Advanced radar techniques use electromagnetic waves in different polarization states depending on the expected results. Linear polarization can also be used for detecting metal objects (an elliptically polarized wave is reflected) or meteorological observations. Circular polarization can be used to reduce the attenuation caused by the presence of water (fog, clouds or rain).
Polarization of electromagnetic waves is also used in many fields of science including astronomy (e.g., to detect water in the rings of Saturn or microwave background radiation), biology (e.g., study of the structure and size of viruses), chemistry (e.g. to detect enantiomers), medicine and nuclear physics (e.g., to study nuclei), and also in light and heavy industry (polarimetry and flaw detection), entertainment (3D projections) or products for daily use (LCD displays and sunglasses).
Electromagnetic radiation travels both in waves and as a stream of particles (photons). The concept of electromagnetic wave polarization as per the definition used in the classical electrodynamics has its equivalent in the photon spin quantum number. Each quantum of the electromagnetic radiation is characterized by its energy (frequency), phase and spin with a value of 1 or -1, and the spin axis is always parallel to the direction of wave propagation. Right-hand and left-hand spin are used alternatively.

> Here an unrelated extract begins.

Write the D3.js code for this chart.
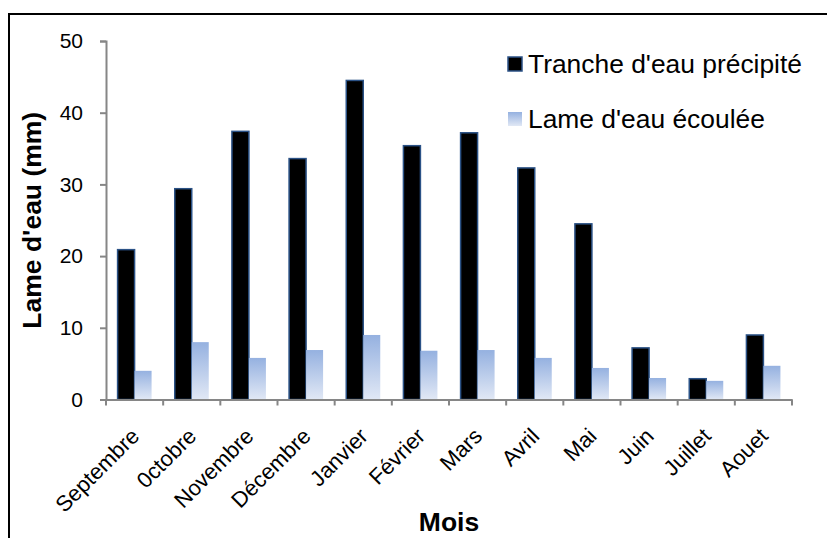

Linear polarization of the electromagnetic wave can be observed when a stream includes photons in both right and left spin state with the same probability. Right-hand circular polarization is related to the prevalence of photons in a right spin state; and it is opposite in left-hand circular polarization. Non-polarized electromagnetic wave corresponds to a beam of photons which are different superpositions of 1 and -1 state of the spin quantum number.